The city and county compact that now exists seems to be working, and Jefferson County may be well advised to renew it. The compact, passed in 1986 after the merger fights and subsequent annexation wars, did several things. It resolved a major dispute between Louisville and the county over the distribution of occupational tax revenues. It effectively froze all city boundaries, putting on hold the annexation disputes. It also merged several city and county agencies, among them the Planning Commission and Economic Development. Renewing the compact before it expires in 1998 will not be an easy job, but it will certainly be easier than negotiating a merger of governments.

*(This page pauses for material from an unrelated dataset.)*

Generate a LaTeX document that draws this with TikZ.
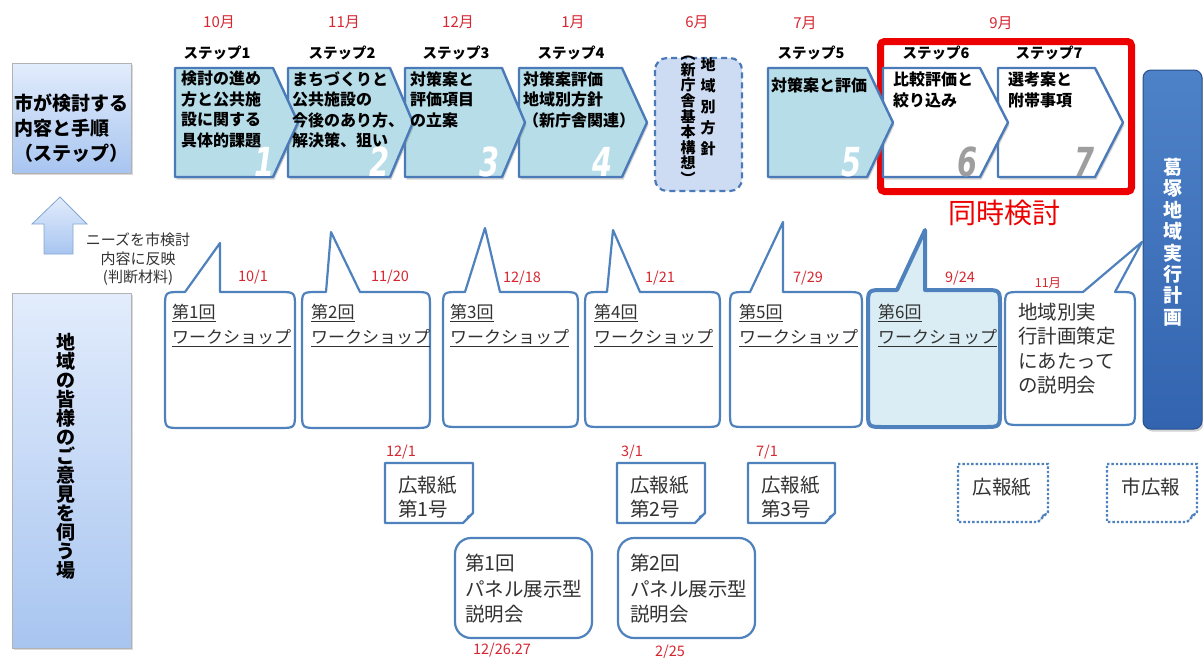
\documentclass[tikz,border=0pt]{standalone}
\usepackage{fontspec}
\setmainfont{Noto Sans CJK JP}
\newfontfamily\numfont{DejaVu Sans}
\usetikzlibrary{shadows}
\definecolor{chevfill}{RGB}{183,221,232}
\definecolor{chevline}{RGB}{74,122,184}
\definecolor{bubline}{RGB}{79,129,189}
\definecolor{datered}{RGB}{214,38,48}
\definecolor{boxred}{RGB}{236,0,0}
\definecolor{wsfill}{RGB}{218,237,244}
\definecolor{plantop}{RGB}{78,130,200}
\definecolor{planbot}{RGB}{50,100,175}
\definecolor{lbtop}{RGB}{226,236,252}
\definecolor{lbbot}{RGB}{168,197,240}
\definecolor{txtgray}{RGB}{50,50,50}
\definecolor{dashfill}{RGB}{205,220,243}
\newcommand{\fs}[2]{\fontsize{#1}{#2}\selectfont}
\newcommand{\chev}[4]{\draw[#1] (#2,68) -- (#3,68) -- (#4,122.5) -- (#3,177) -- (#2,177) -- cycle;}
% style, l, t, r, b, baseL, baseR, tipx, tipy
\newcommand{\bubble}[9]{\draw[#1] (#7,#3) -- (#4-16,#3) .. controls (#4,#3) .. (#4,#3+16) -- (#4,#5-16) .. controls (#4,#5) .. (#4-16,#5) -- (#2+16,#5) .. controls (#2,#5) .. (#2,#5-16) -- (#2,#3+16) .. controls (#2,#3) .. (#2+16,#3) -- (#6,#3) -- (#8,#9) -- cycle;}
\newcommand{\paper}[5]{\draw[#1] (#2,#3) -- (#4,#3) -- (#4,#5-10) -- (#4-10,#5) -- (#2,#5) -- cycle;
 \fill[bubline] (#4,#5-10) -- (#4-10,#5) .. controls (#4-6,#5-4) .. (#4-6,#5-7) -- cycle;}
\begin{document}
\begin{tikzpicture}[x=1pt,y=-1pt,
  chevB/.style={draw=chevline, line width=2.4, fill=chevfill, line join=round, drop shadow={opacity=0.35, shadow xshift=1.5pt, shadow yshift=-2.5pt}},
  chevW/.style={chevB, fill=white},
  stxt/.style={anchor=north west, inner sep=0pt, align=left, font=\bfseries\fs{16}{20.5}},
  slabel/.style={inner sep=0pt, font=\bfseries\fs{14.5}{14.5}},
  month/.style={inner sep=0pt, text=datered, font=\fs{15}{15}},
  datelbl/.style={inner sep=0pt, text=datered, font=\fs{14.5}{14.5}},
  bignum/.style={inner sep=0pt, text=white, font=\numfont\bfseries\itshape\fs{40}{40}, xscale=0.72},
  bub/.style={draw=bubline, line width=2.2, fill=white, line join=round},
  wstxt/.style={anchor=north west, inner sep=0pt, align=left, text=txtgray, font=\fs{17}{25}},
  ptxt/.style={anchor=north west, inner sep=0pt, align=left, text=txtgray, font=\fs{19.5}{24}},
  paperbox/.style={draw=bubline, line width=2.2, fill=white, line join=round},
  dotbox/.style={draw=bubline, line width=2.4, dotted, fill=white},
  vtxt/.style={anchor=north, inner sep=0pt, align=center},
  lbox/.style={draw=black!30, line width=0.8, top color=lbtop, bottom color=lbbot, drop shadow={opacity=0.3, shadow xshift=1.5pt, shadow yshift=-2pt}}
]
\useasboundingbox (0,0) rectangle (1203,657);

% left headers
\draw[lbox] (12,63) rectangle (131,173);
\node[anchor=north west, inner sep=0pt, align=left, font=\bfseries\fs{19}{25}] (cityttl) at (14,94) {市が検討する\\内容と手順\\（ステップ）};
\draw[draw=bubline!70, line width=0.8, top color=lbtop, bottom color=lbbot] (60,197) -- (87,224) -- (73,224) -- (73,254) -- (44,254) -- (44,224) -- (32,224) -- cycle;
\node[align=center, inner sep=0pt, text=txtgray, font=\fs{15}{18.5}, anchor=north] (needs) at (138,233) {ニーズを市検討\\内容に反映\\(判断材料)};
\draw[lbox] (12,293) rectangle (131,648);
\node[vtxt, font=\bfseries\fs{19}{19}] (localttl) at (66,333) {地\\域\\の\\皆\\様\\の\\ご\\意\\見\\を\\伺\\う\\場};

% months
\node[month] (m1) at (219,22) {10月};
\node[month] (m2) at (344,22) {11月};
\node[month] (m3) at (458,22) {12月};
\node[month] (m4) at (573,22) {1月};
\node[month] (m5) at (697,22) {6月};
\node[month] (m6) at (805,23) {7月};
\node[month] (m7) at (1001,23) {9月};

% red frame
\draw[boxred, line width=7, rounded corners=4] (880.5,41.5) rectangle (1131.5,191.5);
\node[text=boxred, font=\fs{28}{28}, inner sep=0pt] (simul) at (1004,213) {同時検討};

% plan box
\draw[draw=planbot!80!black, line width=1, top color=plantop, bottom color=planbot, rounded corners=8, drop shadow={opacity=0.35, shadow xshift=1.5pt, shadow yshift=-2.5pt}] (1143,70) rectangle (1202,429);
\node[vtxt, text=white, font=\bfseries\fs{19}{21.4}] (plan) at (1173,158) {葛\\塚\\地\\域\\実\\行\\計\\画};

% June dashed box
\draw[draw=chevline, line width=2.2, dash pattern=on 6pt off 4pt, fill=dashfill, rounded corners=12] (655,58) rectangle (742,191);
\node[vtxt, font=\bfseries\fs{15}{15.6}] (june1) at (688,56) {︵\\新\\庁\\舎\\基\\本\\構\\想\\︶};
\node[vtxt, font=\bfseries\fs{15}{21}] (june2) at (708,57) {地\\域\\別\\方\\針};

% chevrons
\chev{chevW}{998}{1095}{1123}
\chev{chevW}{883}{980}{1008}
\chev{chevB}{768}{867}{893}
\chev{chevB}{519}{622}{647}
\chev{chevB}{405}{502}{525}
\chev{chevB}{288}{390}{413}
\chev{chevB}{175}{273}{298}

% big numbers
\node[bignum] (n1) at (265,162) {1};
\node[bignum] (n2) at (380,162) {2};
\node[bignum] (n3) at (490,162) {3};
\node[bignum] (n4) at (603,162) {4};
\node[bignum] (n5) at (852,162) {5};
\node[bignum, text=black!38] (n6) at (968,162) {6};
\node[bignum, text=black!38] (n7) at (1085,162) {7};

% step labels
\node[slabel] (l1) at (217,53) {ステップ1};
\node[slabel] (l2) at (342,53) {ステップ2};
\node[slabel] (l3) at (456,53) {ステップ3};
\node[slabel] (l4) at (571,53) {ステップ4};
\node[slabel] (l5) at (811,53) {ステップ5};
\node[slabel] (l6) at (936,53) {ステップ6};
\node[slabel] (l7) at (1049,53) {ステップ7};

% step texts
\node[stxt] (s1) at (181,71) {検討の進め\\方と公共施\\設に関する\\具体的課題};
\node[stxt] (s2) at (292,71) {まちづくりと\\公共施設の\\今後のあり方、\\解決策、狙い};
\node[stxt] (s3) at (410,71) {対策案と\\評価項目\\の立案};
\node[stxt] (s4) at (523,71) {対策案評価\\地域別方針\\（新庁舎関連）};
\node[stxt] (s5) at (771,77) {対策案と評価};
\node[stxt] (s6) at (893,72) {比較評価と\\絞り込み};
\node[stxt] (s7) at (1008,72) {選考案と\\附帯事項};

% workshop bubbles
\bubble{bub}{165}{292}{295}{428}{185}{220}{220}{243}
\bubble{bub}{302}{292}{430}{428}{326}{360}{331}{232}
\bubble{bub}{443}{292}{578}{427}{465}{500}{485}{228}
\bubble{bub}{585}{292}{720}{427}{607}{640}{613}{230}
\bubble{bub}{730}{292}{862}{427}{750}{783}{783}{222}
\bubble{bub, fill=wsfill, line width=4}{868}{290}{1000}{427}{897}{925}{925}{230}
\bubble{bub}{1005}{292}{1135}{425}{1083}{1115}{1142}{242}

\node[wstxt] (w1) at (172,304) {\underline{第1回}\\\underline{ワークショップ}};
\node[wstxt] (w2) at (311,304) {\underline{第2回}\\\underline{ワークショップ}};
\node[wstxt] (w3) at (450,304) {\underline{第3回}\\\underline{ワークショップ}};
\node[wstxt] (w4) at (594,304) {\underline{第4回}\\\underline{ワークショップ}};
\node[wstxt] (w5) at (739,304) {\underline{第5回}\\\underline{ワークショップ}};
\node[wstxt] (w6) at (878,304) {\underline{第6回}\\\underline{ワークショップ}};
\node[ptxt, font=\fs{19.5}{24.3}] (meet) at (1018,303) {地域別実\\行計画策定\\にあたって\\の説明会};

\node[datelbl] (d1) at (253,277) {10/1};
\node[datelbl] (d2) at (390,277) {11/20};
\node[datelbl] (d3) at (522,278) {12/18};
\node[datelbl] (d4) at (660,278) {1/21};
\node[datelbl] (d5) at (808,278) {7/29};
\node[datelbl] (d6) at (960,278) {9/24};
\node[datelbl, font=\fs{12.5}{12.5}] (d7) at (1048,283) {11月};

% newsletters
\paper{paperbox}{385}{463}{473}{523}
\paper{paperbox}{617}{463}{705}{523}
\paper{paperbox}{748}{463}{835}{523}
\paper{dotbox}{958}{464}{1048}{522}
\paper{dotbox}{1107}{464}{1197}{522}
\node[ptxt] (p1) at (398,476) {広報紙\\第1号};
\node[ptxt] (p2) at (630,476) {広報紙\\第2号};
\node[ptxt] (p3) at (761,476) {広報紙\\第3号};
\node[inner sep=0pt, font=\fs{19.5}{24}, text=txtgray] (p4) at (1002,487) {広報紙};
\node[inner sep=0pt, font=\fs{19.5}{24}, text=txtgray] (p5) at (1151,487) {市広報};
\node[datelbl] (d8) at (401,452) {12/1};
\node[datelbl] (d9) at (632,452) {3/1};
\node[datelbl] (d10) at (767,452) {7/1};

% panel sessions
\draw[bub, rounded corners=16] (455,538) rectangle (592,638);
\draw[bub, rounded corners=16] (618,538) rectangle (755,638);
\node[anchor=north west, inner sep=0pt, align=left, text=txtgray, font=\fs{19.5}{25.5}] (pan1) at (465,554) {第1回\\パネル展示型\\説明会};
\node[anchor=north west, inner sep=0pt, align=left, text=txtgray, font=\fs{19.5}{25.5}] (pan2) at (630,554) {第2回\\パネル展示型\\説明会};
\node[datelbl] (d11) at (502,650) {12/26.27};
\node[datelbl] (d12) at (670,652) {2/25};
\end{tikzpicture}
\end{document}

Louisville alderman Tom Owen said that what he would like to see is merger by default. “We’ve got a lot of merged functions [already],” he said. Slowly, perhaps other services or departments could be consolidated (he did not say which ones). This suggestion has many advantages. It spreads out the costs of merger over time. It leaves the small cities to govern their own local affairs, as their residents want them to do, and it is not controversial or divisive, which is what even a successful merger campaign will be. Everyone I interviewed who was involved in the 1982 and 1983 reorganization attempts agreed that it ended up being a bitter fight. The net effect was to divide this community, rather than to bring it together. It would be a pity to see that happen again.
Merger of some services would not give Jefferson County the single executive and pool of tax money some civic leaders want, and it would not solve all annexation disputes. But there is a strength in having several competing voices, rather than one. The current debate in Louisville over where to build a new bridge across the Ohio River is a case in point. With a merged government, the eastern county location probably would have been given the nod and Mayor Abramson’s forceful arguments for a downtown location might never have been made.
Of more concern than higher taxes, and even more than the threat of losing old communities such as Middletown, a unified city and county government could become so monolithic that “one vision” would overwhelm all others. Fortunately, as the failure of prior force-fed merger attempts has shown, local feeling runs high throughout Jefferson County. That means change here cannot come without real consensus—which is all a small “r” republican can ask for.